My advice is more about how students should prepare than what they should know. Preparation means building solid foundations in math, probability, algorithms and computer science. You should take these subjects seriously as though your life depended on them. Be curious, and never stop learning and developing your skills. Every research problem requires you to learn something new.
You should be proud of your research but listen carefully to people who question it. If they don’t get it, ask yourself whether you could explain it better. If you solved problem A but someone thinks you solved B, consider whether you could also solve B, and whether that would be a good problem to work on.
Because my research combines mathematics, statistics and computer science as well as practical sciences — physics and chemistry — one good thing is that you can enter this field from many directions, as long as you’re willing to learn about the others. It’s a big and dynamic field.
Do you see collaborative research opportunities at Waterloo?
I’m a statistician and an applied mathematician as much as I’m a computer scientist. At Waterloo, mathematics, optimization, statistics and computer science — everything I do — are in the same faculty. This is a unique environment and a superb opportunity. I want to make the best of it.
And, let’s not forget, I work with data. I can collaborate with anyone who has data.
Who has inspired you?
I am inspired by people who persist in doing the right thing in difficult and adverse conditions, and by people who never stop being curious, who are excited about learning and the possibilities stemming from science and education.
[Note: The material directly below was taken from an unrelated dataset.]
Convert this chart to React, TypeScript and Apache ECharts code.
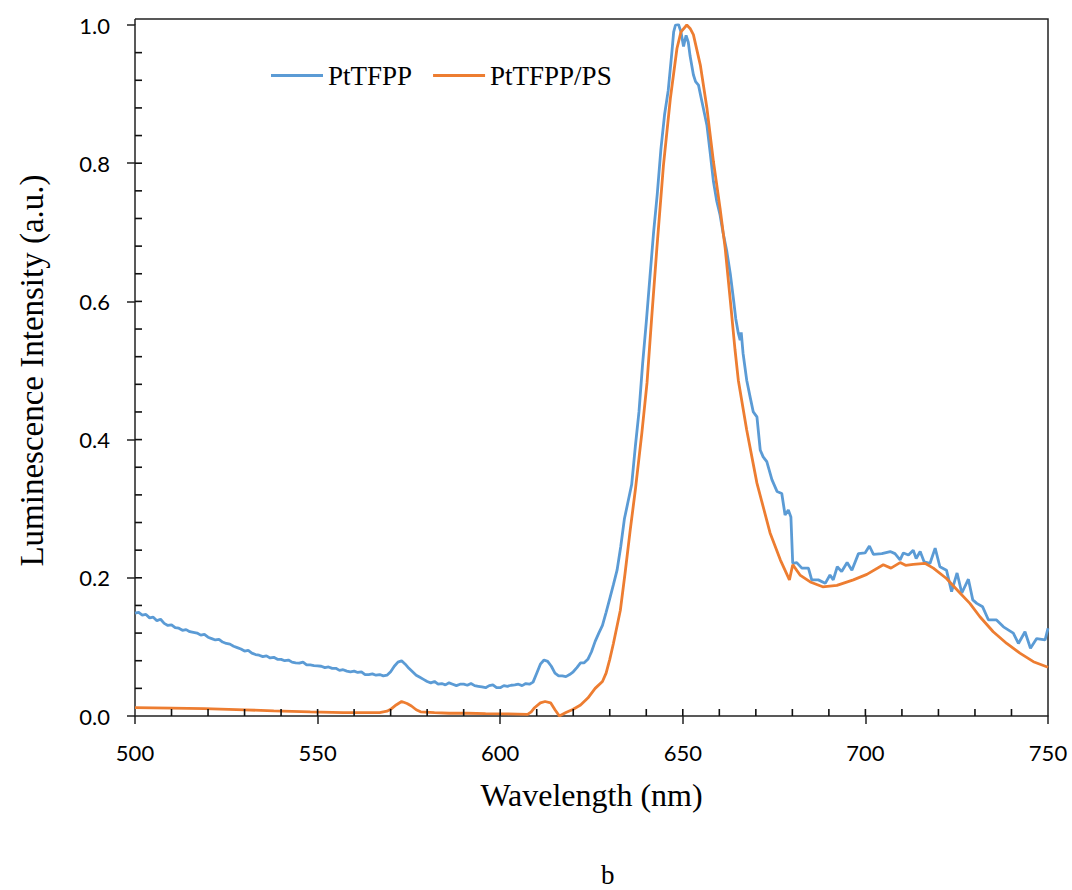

I was incredibly fortunate to have such people in my mother, my grandfather, and my PhD supervisor. My mother was the first scientist in my life, and grew along with my own development into a lifelong friend and unsparing critic. My grandfather pursued his passion for the law from his youth as a penniless young man until his 90s. He also transmitted me his admiration for English culture and was my first teacher of English. My PhD supervisor has inspired perhaps more people than any other machine learning researcher, but for me he also represents a humanist as well as a scientist — a complete human being.
What do you do in your spare time?
I like the outdoors, travel and taking photos, a good book, a good laugh.